London Grip Poetry Review – Ian Farnes

 

Poetry review – BURNTISLAND: Colin Pink reviews a collection in which Ian Farnes reflects on the history of his own small home town

 

Burntisland
Ian Farnes 
Ignition Press, 2025, 
ISBN 978-1-7394543-4-0
£7 

Ignition Press is one of my favourite small publishers. It consistently publishes exciting new voices in UK poetry, so I’m always keen to see a new crop of publications with their distinctive cover design. Among this year’s new crop is Burntisland.

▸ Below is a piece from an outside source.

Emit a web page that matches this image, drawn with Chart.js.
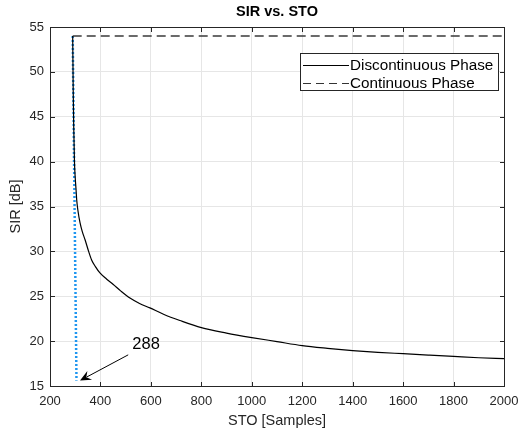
<!DOCTYPE html>
<html>
<head>
<meta charset="utf-8">
<script src="https://cdn.jsdelivr.net/npm/chart.js@4/dist/chart.umd.min.js"></script>
<style>
html,body{margin:0;padding:0;background:#fff;}
#wrap{width:521px;height:430px;position:relative;}
</style>
</head>
<body>
<div id="wrap"><canvas id="c" width="521" height="430"></canvas></div>
<script>
// ---- data ----
const chartTitle = 'SIR vs. STO';
const xTitle = 'STO [Samples]';
const yTitle = 'SIR [dB]';
const legendLabels = ['Discontinuous Phase', 'Continuous Phase'];

const stoDisc = [290,292,294,297,300,303,306,311,319,328,339,352,365,380,398,425,451,480,517,555,596,650,715,800,900,1000,1100,1200,1300,1400,1500,1600,1700,1800,1900,2000];
const sirDisc = [54,48,44,40,38.2,37,35.7,34.5,33.2,32.2,31.3,30.1,29.05,28.3,27.6,26.9,26.3,25.6,24.8,24.2,23.7,23.0,22.3,21.5,20.9,20.4,19.95,19.5,19.2,18.95,18.75,18.6,18.45,18.3,18.15,18.05];

const stoCont = [290, 2000];
const sirCont = [54, 54];

const stoMarker = [290, 305];
const sirMarker = [54, 15.6];

const annoText = '288';
const annoTextAt = [581, 19.66];
const annoTail = [510, 18.47];
const annoTip = [319, 15.6];

const xMin = 200, xMax = 2000, xStep = 200;
const yMin = 15, yMax = 55, yStep = 5;

const toPts = (xs, ys) => xs.map((x, i) => ({x: x, y: ys[i]}));

const FONT = '"Liberation Sans", Arial, Helvetica, sans-serif';
const AX = '#262626';

const decorPlugin = {
  id: 'decor',
  afterDraw(chart) {
    const ctx = chart.ctx;
    const a = chart.chartArea;
    const xs = chart.scales.x, ys = chart.scales.y;
    ctx.save();
    ctx.strokeStyle = AX;
    ctx.lineWidth = 1;
    const L = Math.round(a.left) + 0.5, R = Math.round(a.right) + 0.5;
    const T = Math.round(a.top) + 0.5, B = Math.round(a.bottom) + 0.5;
    ctx.strokeRect(L, T, R - L, B - T);
    const tl = 4.5;
    ctx.beginPath();
    for (let v = xMin; v <= xMax; v += xStep) {
      const px = Math.round(xs.getPixelForValue(v)) + 0.5;
      ctx.moveTo(px, B); ctx.lineTo(px, B - tl);
      ctx.moveTo(px, T); ctx.lineTo(px, T + tl);
    }
    for (let v = yMin; v <= yMax; v += yStep) {
      const py = Math.round(ys.getPixelForValue(v)) + 0.5;
      ctx.moveTo(L, py); ctx.lineTo(L + tl, py);
      ctx.moveTo(R, py); ctx.lineTo(R - tl, py);
    }
    ctx.stroke();
    ctx.fillStyle = '#000';
    ctx.font = 'bold 14.5px ' + FONT;
    ctx.textAlign = 'center';
    ctx.textBaseline = 'middle';
    ctx.fillText(chartTitle, (a.left + a.right) / 2, 12);

    const tx = xs.getPixelForValue(annoTail[0]), ty = ys.getPixelForValue(annoTail[1]);
    const hx = xs.getPixelForValue(annoTip[0]), hy = ys.getPixelForValue(annoTip[1]);
    const ang = Math.atan2(hy - ty, hx - tx);
    const hl = 11, hw = 5;
    ctx.strokeStyle = '#000';
    ctx.lineWidth = 1;
    ctx.beginPath();
    ctx.moveTo(tx, ty);
    ctx.lineTo(hx - Math.cos(ang) * hl * 0.7, hy - Math.sin(ang) * hl * 0.7);
    ctx.stroke();
    const bx = hx - Math.cos(ang) * hl, by = hy - Math.sin(ang) * hl;
    const nx = -Math.sin(ang), ny = Math.cos(ang);
    const mx = hx - Math.cos(ang) * hl * 0.65, my = hy - Math.sin(ang) * hl * 0.65;
    ctx.fillStyle = '#000';
    ctx.beginPath();
    ctx.moveTo(hx, hy);
    ctx.lineTo(bx + nx * hw, by + ny * hw);
    ctx.lineTo(mx, my);
    ctx.lineTo(bx - nx * hw, by - ny * hw);
    ctx.closePath();
    ctx.fill();
    ctx.font = '16.5px ' + FONT;
    ctx.textAlign = 'center';
    ctx.textBaseline = 'middle';
    ctx.fillText(annoText, xs.getPixelForValue(annoTextAt[0]), ys.getPixelForValue(annoTextAt[1]));

    const lx = 300, ly = 53, lw = 198, lh = 37;
    ctx.fillStyle = '#fff';
    ctx.fillRect(lx, ly, lw, lh);
    ctx.strokeStyle = AX;
    ctx.lineWidth = 1;
    ctx.strokeRect(lx + 0.5, ly + 0.5, lw, lh);
    ctx.font = '15.25px ' + FONT;
    ctx.textAlign = 'left';
    ctx.textBaseline = 'middle';
    const rows = [65, 83];
    ctx.strokeStyle = '#000';
    ctx.beginPath(); ctx.moveTo(303, rows[0] + 0.5); ctx.lineTo(349, rows[0] + 0.5); ctx.stroke();
    ctx.strokeStyle = '#333';
    ctx.setLineDash([8, 5]);
    ctx.beginPath(); ctx.moveTo(303, rows[1] + 0.5); ctx.lineTo(349, rows[1] + 0.5); ctx.stroke();
    ctx.setLineDash([]);
    ctx.fillStyle = '#000';
    ctx.fillText(legendLabels[0], 350, rows[0] + 1);
    ctx.fillText(legendLabels[1], 350, rows[1] + 1);
    ctx.restore();
  }
};

new Chart(document.getElementById('c'), {
  type: 'line',
  data: {
    datasets: [
      {
        label: legendLabels[0],
        data: toPts(stoDisc, sirDisc),
        borderColor: '#000',
        borderWidth: 1.2,
        pointRadius: 0,
        cubicInterpolationMode: 'monotone',
        fill: false
      },
      {
        label: legendLabels[1],
        data: toPts(stoCont, sirCont),
        borderColor: '#3a3a3a',
        borderWidth: 1.4,
        borderDash: [9, 5],
        pointRadius: 0,
        fill: false
      },
      {
        label: 'marker',
        data: toPts(stoMarker, sirMarker),
        borderColor: '#1f96f0',
        borderWidth: 2.5,
        borderDash: [2, 2],
        pointRadius: 0,
        fill: false
      }
    ]
  },
  options: {
    responsive: false,
    animation: false,
    events: [],
    layout: { padding: { top: 27, right: 17, left: 0, bottom: 0 } },
    plugins: { legend: { display: false }, title: { display: false }, tooltip: { enabled: false } },
    scales: {
      x: {
        type: 'linear', min: xMin, max: xMax,
        ticks: { stepSize: xStep, color: AX, font: { size: 13, family: FONT }, padding: 8, maxRotation: 0, autoSkip: false,
                 callback: v => String(v) },
        grid: { color: '#e6e6e6', drawTicks: false },
        border: { display: false },
        title: { display: true, text: xTitle, color: AX, font: { size: 14.5, family: FONT }, padding: { top: 0, bottom: 0 } },
        afterFit(s) { s.height = 44; s.paddingLeft = 0; s.paddingRight = 0; }
      },
      y: {
        type: 'linear', min: yMin, max: yMax,
        ticks: { stepSize: yStep, color: AX, font: { size: 13, family: FONT }, padding: 6, callback: v => String(v) },
        grid: { color: '#e6e6e6', drawTicks: false },
        border: { display: false },
        title: { display: true, text: yTitle, color: AX, font: { size: 14.5, family: FONT }, padding: { top: 7, bottom: 0 } },
        afterFit(s) { s.width = 50; s.paddingTop = 0; s.paddingBottom = 0; }
      }
    }
  },
  plugins: [decorPlugin]
});
</script>
</body>
</html>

Burntisland is the name of a small town on the north shore of the Firth of Forth in Scotland. In the past it was a major centre for ship building, but now the industry has gone. There’s even a small hand-drawn map of the place at the front of the pamphlet. It is the home town of the author and this collection weaves together industrial archaeology, family chronicle and personal history. This collection reminded me of how much we are all embedded in a history that shapes us; this is especially apparent in the opening poem, “Key”:

I’m part of an exhibit in the local museum
a cardboard cut-out boy version of me
with hands on hips
in a plyboard Edwardian fair.

Farnes unearths the ghosts of the past in these spare poems which often have a valedictory air; for instance in a description of abandoned industrial infra-structure in “After the Shift”:

… wind moves
through the warehouse
over yards of ivy, shards of glass
with gulls like tinfoil flecks
above the dawn bright
gable steps

Farnes considers the fate of the ships built in the shipyard in “The Sun Shipping Co. Ltd.”, the names of whose ships begin with the word ‘sun’: ‘sun field / sun bank / sun cliff / keels are laid in silt / their ribs are salt-corroded / colonies of rust’. And this is contrasted with the slow dissolution of the elderly in “Edna Adrift, 1992”:

there is a gap
between bedside
and water
a harbour’s mouth
between pulp of fingers
feeling for edges
and the ridges
cut on crystal ashtrays
curved handles of enamel cups

This is followed by an especially beautiful poem, “The Berries” where the flesh of fruit is equated with the flesh of people but the poet wants ‘…sweetness without withering’ and where, although ‘I’d love to love all summer long’, there is an awareness that nothing is as ‘certain as the season’s end’. So the message is to make the most of the moment, for all things are transient, the natural world of fruit, fish and birds, the industrial world of ship building, and the span of each life.

There’s an uncanny quality to some of the poems, with their hints of ghostly presences. In “The Tar Brae”: ‘Maybe the haar / hidden shores / or ghosts and spirits know /how ties are slipped / and rope unrolls…’

There’s a tension in Farnes’ work between realism and a lyrical vision. Several poems, such as “The Tar Brae”, “Free Spool” and “Sundials” have an intense lyricism about them that rewards close attention and it’ll be interesting to see if Farnes has the confidence or inclination to follow this aspect of his work in future poems. For instance in “Free Spool”: ‘If barely sounded lines run fast and straight / I’ll keep the silence just as I’ve been taught’.

Or in “Sundials”:

a ghosting flare		a halo
on the child			an orb of broken sun

caught up in youth		remembering
a heartbeat like a great dub echo

where we thought that we belonged but looked away

Burntisland is a place that has evolved from its industrial roots into a commuter town and a tourist destination. Farnes’ poetry reminds us of how the past is all around us, within us and, quite literally beneath us, as highlighted in the final poem, “A Forest” where the poet can sense the past buried under the new housing development: ‘…I can feel it move the slabs / beneath my feet / and work into the houses / on the new estate’.